In the printing process, nearly all the water used is recovered and nearly all inks are vegetable based. “These are high performance inks, you can’t tell the difference, that contain no mineral oils, have better drying times and excellent rub resistance. They also maintain these qualities with more difficult papers,” Bechini assures us. “They basically cost the same as other inks but they make printed paper more sustainable and easier to recycle.” While, as far as paints are concerned, only water-based ones are used and their residues are not even considered special waste.
Geca’s attention to the whole supply chain led it to take care also of what lies upstream, the production “gateway”: quotes. For over two years, companies and publishing houses interested in using Geca’s services have been able to ask for a quote online, thanks to a system able to satisfy, through a sophisticated algorithm, even the most complex and detailed printing requirements. “This was a key element of our success: an instrument devoted to professional customers that we created when we started catering for the needs of publishing houses. The system is extremely specialized in books and catalogues budgeting and provides quotations optimizing costs, thus enabling to obtain prices that are some of the best on the market,” Spada adds. “Xquote, this is the name of the system, can tell a client which format to choose to avoid wasting paper or which weight to prefer. It has enabled us to expand our customer base since it has improved our budgeting ability.” Xquote can also advise customer on saving and efficiency and on how to optimize downstream production processes. Geca invested on this budgeting system with the aim of reaching all Italian publishers (about 1,500); Xquote enabled the company to increase tenfold the number of customers in the publishing world, providing thousands of quotes that it would have be impossible to manage with human resources.
Foolproof
As if this were not enough, the budgeting system also reduces to a minimum errors during the production management, since all data contained in the quote are foolproof and sent to Geca’s internal production chain. So, only what clients asked for in their order is produced, thus drastically reducing time, materials and resource waste. Once again, thanks to proper and accurate process management overall sustainability can be increased.

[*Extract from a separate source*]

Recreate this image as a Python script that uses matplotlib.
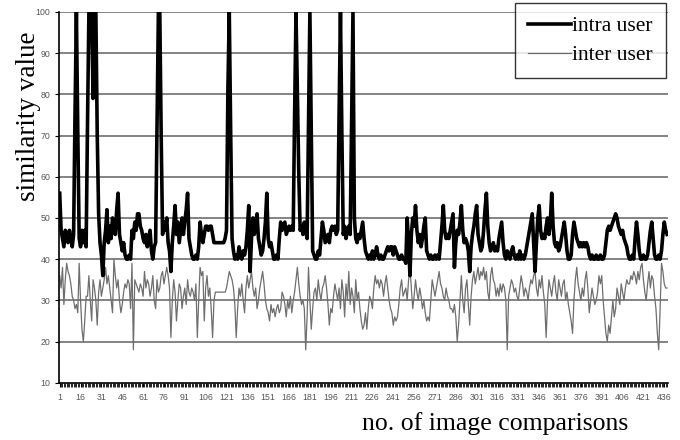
import matplotlib
matplotlib.use("Agg")
import matplotlib.pyplot as plt
import numpy as np

# similarity values, one per image comparison
intra_user = [
    56, 47, 45, 43, 47, 46, 44, 47, 45, 43, 46, 75, 100, 71, 45, 43, 47, 44, 47, 43,
    73, 100, 100, 100, 79, 100, 100, 70, 51, 44, 41, 36, 44, 47, 52, 44, 48, 45, 50, 47,
    46, 52, 56, 46, 44, 42, 44, 41, 40, 40, 41, 40, 47, 45, 49, 47, 51, 51, 48, 47,
    45, 44, 46, 43, 45, 47, 42, 40, 43, 44, 72, 100, 100, 70, 46, 49, 47, 50, 44, 42,
    37, 44, 48, 53, 46, 49, 44, 47, 50, 46, 49, 52, 56, 45, 43, 41, 40, 40, 41, 40,
    43, 49, 46, 44, 46, 48, 48, 47, 48, 48, 46, 44, 44, 44, 44, 44, 44, 44, 44, 45,
    47, 81, 100, 71, 45, 42, 40, 41, 40, 43, 41, 40, 42, 41, 43, 47, 53, 37, 45, 50,
    46, 49, 51, 45, 43, 41, 42, 45, 49, 56, 45, 43, 44, 42, 40, 40, 41, 40, 45, 49,
    47, 48, 49, 46, 47, 48, 47, 48, 47, 75, 100, 81, 61, 47, 48, 46, 49, 47, 45, 73,
    100, 71, 42, 41, 40, 40, 42, 41, 45, 49, 47, 44, 45, 46, 44, 47, 48, 47, 48, 46,
    47, 75, 100, 71, 46, 48, 45, 47, 48, 46, 73, 100, 50, 45, 44, 46, 45, 47, 49, 45,
    42, 41, 40, 41, 40, 42, 40, 41, 43, 41, 40, 41, 40, 40, 41, 42, 43, 42, 43, 43,
    41, 43, 42, 41, 40, 40, 41, 40, 40, 39, 50, 44, 36, 46, 50, 48, 53, 47, 44, 46,
    43, 45, 48, 50, 42, 41, 40, 41, 40, 40, 41, 40, 41, 40, 44, 48, 53, 47, 45, 46,
    45, 47, 49, 51, 38, 44, 47, 46, 49, 53, 47, 44, 45, 44, 42, 37, 43, 46, 48, 51,
    53, 46, 44, 42, 43, 47, 52, 56, 48, 44, 42, 43, 44, 42, 43, 42, 45, 47, 49, 44,
    41, 40, 42, 41, 40, 42, 43, 41, 40, 41, 40, 42, 40, 41, 40, 41, 43, 45, 47, 49,
    51, 44, 37, 44, 50, 53, 47, 45, 46, 45, 48, 50, 46, 49, 56, 48, 44, 43, 44, 42,
    43, 45, 47, 49, 46, 42, 40, 40, 41, 46, 49, 47, 45, 44, 43, 44, 43, 44, 43, 44,
    43, 41, 40, 41, 40, 40, 41, 40, 40, 41, 40, 40, 41, 44, 47, 48, 47, 48, 49, 50,
    51, 50, 48, 47, 46, 47, 45, 44, 43, 41, 40, 40, 41, 40, 45, 49, 46, 42, 40, 40,
    41, 40, 40, 41, 44, 47, 49, 45, 41, 40, 40, 41, 40, 42, 46, 49, 47, 46,
]

inter_user = [
    36, 33, 38, 29, 35, 39, 37, 36, 34, 31, 30, 28, 29, 27, 39, 30, 23, 20, 25, 31,
    31, 36, 30, 25, 35, 33, 30, 24, 32, 35, 31, 33, 35, 38, 34, 36, 33, 30, 27, 40,
    36, 33, 35, 30, 27, 29, 32, 34, 33, 35, 34, 28, 39, 18, 35, 34, 33, 32, 34, 33,
    31, 37, 33, 35, 34, 31, 33, 36, 30, 28, 35, 32, 33, 36, 37, 34, 36, 38, 36, 33,
    21, 30, 35, 32, 25, 30, 34, 33, 28, 31, 33, 29, 35, 32, 31, 33, 32, 30, 34, 21,
    30, 38, 36, 37, 25, 33, 36, 31, 33, 28, 21, 30, 32, 32, 32, 32, 32, 32, 32, 32,
    33, 35, 37, 36, 35, 33, 29, 21, 28, 33, 31, 34, 30, 27, 33, 36, 33, 35, 37, 33,
    31, 33, 28, 30, 33, 35, 37, 34, 30, 28, 27, 25, 29, 27, 28, 26, 28, 29, 27, 28,
    32, 31, 29, 26, 30, 28, 31, 27, 30, 32, 35, 38, 34, 31, 29, 30, 28, 18, 26, 38,
    30, 23, 28, 32, 33, 30, 35, 32, 30, 33, 34, 36, 33, 29, 24, 28, 27, 31, 34, 32,
    30, 33, 28, 35, 32, 26, 34, 30, 37, 29, 33, 31, 27, 35, 30, 32, 28, 25, 23, 24,
    27, 23, 28, 31, 30, 28, 33, 36, 34, 35, 33, 35, 34, 31, 34, 36, 33, 30, 28, 27,
    24, 26, 25, 26, 29, 33, 35, 31, 32, 33, 30, 35, 38, 33, 28, 31, 35, 32, 30, 33,
    31, 28, 30, 27, 25, 26, 25, 30, 35, 33, 31, 33, 35, 37, 34, 33, 31, 30, 33, 31,
    30, 28, 28, 27, 29, 26, 20, 24, 30, 36, 30, 27, 33, 35, 29, 24, 31, 35, 37, 34,
    36, 38, 35, 37, 36, 38, 35, 37, 32, 30, 36, 38, 35, 34, 31, 33, 31, 34, 32, 34,
    33, 30, 18, 31, 33, 35, 34, 32, 33, 31, 30, 33, 36, 34, 31, 33, 32, 30, 33, 35,
    34, 36, 37, 33, 31, 35, 33, 36, 32, 29, 21, 30, 35, 33, 31, 34, 36, 32, 30, 35,
    33, 31, 34, 35, 30, 32, 29, 27, 25, 22, 30, 35, 38, 34, 32, 30, 33, 31, 35, 37,
    33, 27, 30, 33, 31, 29, 30, 32, 36, 34, 36, 30, 26, 22, 20, 24, 22, 26, 30, 26,
    28, 33, 31, 29, 34, 32, 30, 33, 35, 34, 34, 36, 35, 37, 36, 34, 37, 35, 38, 39,
    35, 32, 30, 34, 37, 33, 36, 35, 31, 28, 22, 18, 28, 39, 37, 34, 33, 33,
]

comparisons = np.arange(1, len(intra_user) + 1)
x_tick_labels = list(range(1, 437, 15))
y_tick_labels = list(range(10, 101, 10))

fig = plt.figure(figsize=(6.8, 4.4), dpi=100)
ax = fig.add_axes([0.087, 0.13, 0.895, 0.843])

for v in y_tick_labels[1:]:
    ax.axhline(v, color="#7a7a7a", linewidth=1.3, zorder=1)

ax.plot(comparisons, inter_user, color="#6e6e6e", linewidth=0.9, zorder=2, label="inter user")
ax.plot(comparisons, intra_user, color="black", linewidth=2.6, zorder=3, label="intra user")

ax.set_xlim(0.6, len(intra_user) + 0.5)
ax.set_ylim(10, 100)
ax.set_yticks(y_tick_labels)
ax.set_xticks(x_tick_labels)
ax.set_xticks(comparisons, minor=True)
ax.tick_params(axis="both", labelsize=6.3, labelcolor="#555555", length=3, width=0.8)
ax.tick_params(axis="x", which="minor", length=3, width=0.6)
ax.tick_params(axis="x", pad=4)
for lab in ax.get_xticklabels() + ax.get_yticklabels():
    lab.set_family("Liberation Sans")

for side in ["top", "right"]:
    ax.spines[side].set_visible(False)
ax.spines["left"].set_linewidth(1.2)
ax.spines["bottom"].set_linewidth(1.2)

fig.text(0.042, 0.735, "similarity value", rotation=90, ha="center", va="center",
         family="Liberation Serif", fontsize=19.5)
fig.text(0.728, 0.038, "no. of image comparisons", ha="center", va="center",
         family="Liberation Serif", fontsize=18.5)

handles, labels = ax.get_legend_handles_labels()
leg = fig.legend(handles[::-1], labels[::-1], loc="upper right",
                 bbox_to_anchor=(0.979, 0.993), frameon=True, fancybox=False,
                 edgecolor="black", prop={"family": "Liberation Serif", "size": 15.5},
                 handlelength=2.0, handletextpad=0.05, borderpad=0.6, labelspacing=0.42,
                 borderaxespad=0.0)
leg.get_frame().set_linewidth(1.0)

fig.savefig("out.png", dpi=100, facecolor="white")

As for energy conservation, the company did something very simple: it changed its factory, a wise choice. “Since we work on smaller orders, our need for space also decreased, this is why we could choose a smaller factory, thus reducing energy consumption.” Lighting: having chosen a factory with excellent natural lighting has enabled us, from the first year, to reduce our electricity bill by 26% while maintaining the same turnover and number of machines. “The next step will be to move to LED lighting,” Bechini adds. “But there is another detail that I would like to highlight. The disincentive on using blueprint process on paper that we have replaced with digital forms that can be sent online. Printing, but above all blueprint process ‘logistics’ has thus been removed, further reducing costs and resource usage.\"
But Geca has something really unique: attention to details and professionalism of all its employees. Indeed, during our visit, we noticed that all workers are totally devoted to the product, be it a book or a magazine, and thorough checks are carried out at every stage, up until when the book ends un in the warehouse, ready to be shipped.